* START DATA ROWS *
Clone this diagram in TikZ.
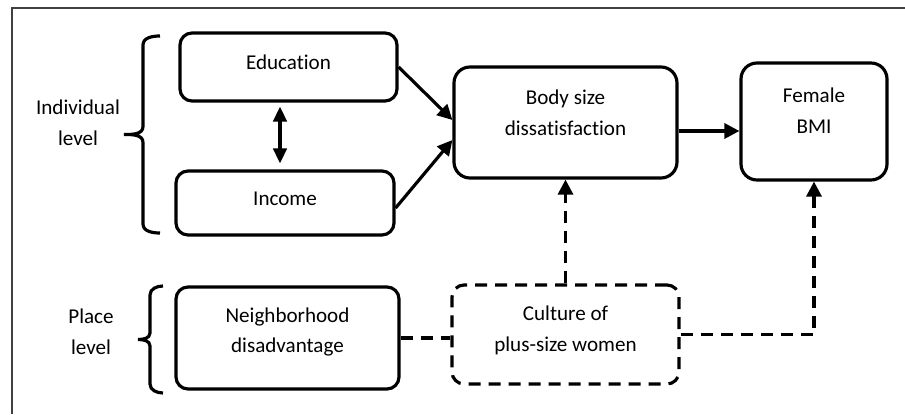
\documentclass[tikz,border=0pt]{standalone}
\usepackage{fontspec}
\setmainfont{Carlito}[Ligatures=NoCommon]
\usetikzlibrary{arrows.meta}
\begin{document}
\begin{tikzpicture}[
  font=\fontsize{12}{17.5}\selectfont,
  ln/.style={line width=1.8pt},
  box/.style={draw, ln, rounded corners=0.24cm, inner sep=0pt},
  dbox/.style={box, dash pattern=on 0.24cm off 0.16cm},
  lbl/.style={align=center, inner sep=0pt},
  arr/.style={ln, -{Triangle[length=0.3cm,width=0.3cm]}},
  dbl/.style={ln, {Triangle[length=0.3cm,width=0.27cm]}-{Triangle[length=0.3cm,width=0.27cm]}},
  dln/.style={ln, dash pattern=on 0.24cm off 0.16cm},
  darr/.style={arr, dash pattern=on 0.24cm off 0.16cm}
]
\useasboundingbox (0,0) rectangle (18.1,8.28);
\draw[line width=0.7pt, black!75] (0.24,0) -- (0.24,8.12) -- (18.1,8.12);

\node[box, minimum width=4.34cm, minimum height=1.36cm] (edu) at (5.77,6.94) {};
\node[box, minimum width=4.36cm, minimum height=1.28cm] (inc) at (5.70,4.22) {};
\node[box, rounded corners=0.32cm, minimum width=4.46cm, minimum height=2.22cm] (body) at (11.31,5.83) {};
\node[box, rounded corners=0.32cm, minimum width=2.92cm, minimum height=2.34cm] (bmi) at (16.28,5.85) {};
\node[box, minimum width=4.46cm, minimum height=2.04cm] (nbh) at (5.75,1.52) {};
\node[dbox, minimum width=4.54cm, minimum height=1.98cm] (cult) at (11.31,1.59) {};

\node[lbl] (edu-t) at ([yshift=0.1cm]edu.center) {Education};
\node[lbl] (inc-t) at ([yshift=0.08cm]inc.center) {Income};
\node[lbl] (body-t) at ([yshift=0.19cm]body.center) {Body size\\dissatisfaction};
\node[lbl] (bmi-t) at ([yshift=0.22cm]bmi.center) {Female\\BMI};
\node[lbl] (nbh-t) at ([yshift=0.12cm]nbh.center) {Neighborhood\\disadvantage};
\node[lbl] (cult-t) at ([yshift=0.08cm]cult.center) {Culture of\\plus-size women};
\node[lbl] (ind) at (1.56,5.82) {Individual\\level};
\node[lbl] (plc) at (1.82,1.64) {Place\\level};

\draw[ln] (3.2,7.56) to[out=180,in=90] (2.86,7.38) -- (2.86,5.75)
  to[out=-90,in=0] (2.48,5.59) to[out=0,in=90] (2.86,5.43) -- (2.86,3.8)
  to[out=-90,in=180] (3.2,3.62);
\draw[ln] (3.26,2.56) to[out=180,in=90] (3.0,2.38) -- (3.0,1.62)
  to[out=-90,in=0] (2.76,1.49) to[out=0,in=90] (3.0,1.36) -- (3.0,0.6)
  to[out=-90,in=180] (3.26,0.42);

\draw[arr] (edu.east) -- ([yshift=0.05cm]body.west);
\draw[arr] ([yshift=-0.1cm]inc.east) -- ([yshift=-0.35cm]body.west);
\draw[dbl, shorten <=0.08cm, shorten >=0.12cm] ([xshift=-0.17cm]edu.south) -- ([xshift=-0.17cm]edu.south |- inc.north);
\draw[arr] ([yshift=-0.17cm]body.east) -- ([yshift=-0.17cm]body.east -| bmi.west);
\draw[darr] (cult.north) -- (body.south);
\draw[dln] (nbh.east) -- (nbh.east -| cult.west);
\draw[darr] (cult.east) -| (bmi.south);
\end{tikzpicture}
\end{document}
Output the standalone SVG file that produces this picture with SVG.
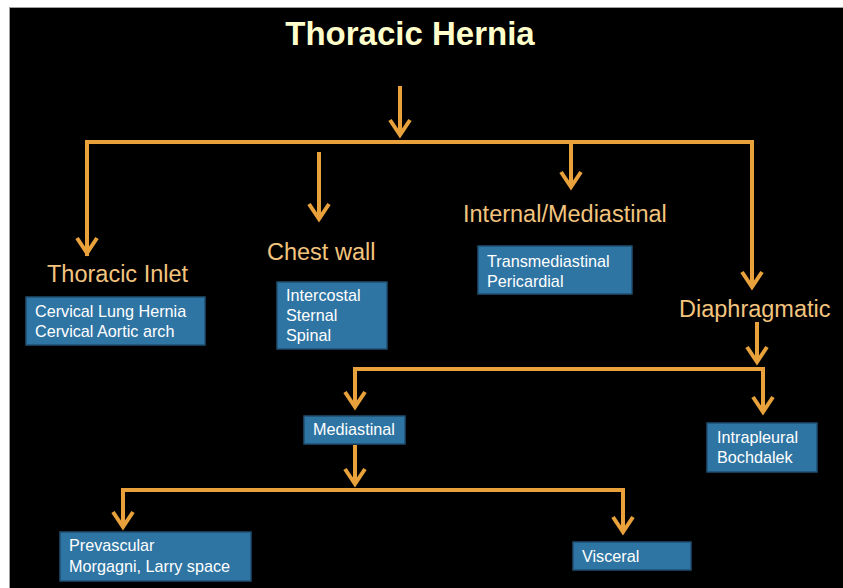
<svg xmlns="http://www.w3.org/2000/svg" width="843" height="588" viewBox="0 0 843 588">
<style>
.ln{stroke:#E9A23B;stroke-width:4;fill:none;stroke-linejoin:miter}
.ar{marker-end:url(#ah)}
.lbl{font-family:"Liberation Sans",Arial,sans-serif;font-size:23.5px;fill:#F2C47E}
.box{fill:#2F75A3;stroke:#1F4F70;stroke-width:1.5}
.bt{font-family:"Liberation Sans",Arial,sans-serif;font-size:16.2px;fill:#FFFFFF}
.title{font-family:"Liberation Sans",Arial,sans-serif;font-size:33px;font-weight:bold;fill:#FFFFCC}
</style>
<defs>
<marker id="ah" markerUnits="userSpaceOnUse" orient="auto" markerWidth="40" markerHeight="40" refX="0" refY="0" viewBox="-20 -20 40 40" overflow="visible">
<path d="M-15,-10 L0,0 L-15,10" fill="none" stroke="#E9A23B" stroke-width="4" stroke-linejoin="miter"/>
</marker>
</defs>
<rect x="0" y="0" width="843" height="588" fill="#FFFFFF"/>
<rect x="9.5" y="7.5" width="840" height="590" fill="#000000" stroke="#A0A0A0" stroke-width="1"/>
<text class="title" x="410" y="45" text-anchor="middle">Thoracic Hernia</text>
<g id="connectors">
<path class="ln ar" d="M400,86 L400,135"/>
<path class="ln" d="M87,256 L87,142 L752,142 L752,150"/>
<path class="ln ar" d="M87,200 L87,253"/>
<path class="ln ar" d="M752,142 L752,287"/>
<path class="ln ar" d="M319,152 L319,219"/>
<path class="ln ar" d="M571,142 L571,187"/>
<path class="ln ar" d="M757,322 L757,362"/>
<path class="ln" d="M355,380 L355,369 L763,369 L763,380"/>
<path class="ln ar" d="M355,369 L355,407"/>
<path class="ln ar" d="M763,369 L763,412"/>
<path class="ln ar" d="M355,445 L355,484"/>
<path class="ln" d="M123,500 L123,490 L623,490 L623,500"/>
<path class="ln ar" d="M123,490 L123,527"/>
<path class="ln ar" d="M623,490 L623,532"/>
</g>
<g id="thoracic-inlet">
<text class="lbl" x="47" y="282">Thoracic Inlet</text>
<rect class="box" x="26" y="297" width="179" height="48"/>
<text class="bt" x="35" y="317">Cervical Lung Hernia</text>
<text class="bt" x="35" y="337">Cervical Aortic arch</text>
</g>
<g id="chest-wall">
<text class="lbl" x="267" y="260">Chest wall</text>
<rect class="box" x="277" y="282" width="110" height="67"/>
<text class="bt" x="286" y="301">Intercostal</text>
<text class="bt" x="286" y="321">Sternal</text>
<text class="bt" x="286" y="341">Spinal</text>
</g>
<g id="internal-mediastinal">
<text class="lbl" x="463" y="222">Internal/Mediastinal</text>
<rect class="box" x="478" y="246" width="154" height="48"/>
<text class="bt" x="487" y="267">Transmediastinal</text>
<text class="bt" x="487" y="287">Pericardial</text>
</g>
<g id="diaphragmatic">
<text class="lbl" x="679" y="317">Diaphragmatic</text>
</g>
<g id="mediastinal">
<rect class="box" x="304" y="416" width="101" height="28"/>
<text class="bt" x="313" y="435">Mediastinal</text>
</g>
<g id="intrapleural">
<rect class="box" x="707" y="423" width="110" height="49"/>
<text class="bt" x="717" y="443">Intrapleural</text>
<text class="bt" x="717" y="463">Bochdalek</text>
</g>
<g id="prevascular">
<rect class="box" x="60" y="532" width="191" height="49"/>
<text class="bt" x="69" y="551">Prevascular</text>
<text class="bt" x="69" y="572">Morgagni, Larry space</text>
</g>
<g id="visceral">
<rect class="box" x="573" y="542" width="118" height="28"/>
<text class="bt" x="582" y="562">Visceral</text>
</g>
</svg>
* END DATA ROWS *
REQUIRED WORK
Return every line above in which the string "standalone" occurs.

ANSWER FOR THIS EXERCISE
\documentclass[tikz,border=0pt]{standalone}
Output the standalone SVG file that produces this picture with SVG.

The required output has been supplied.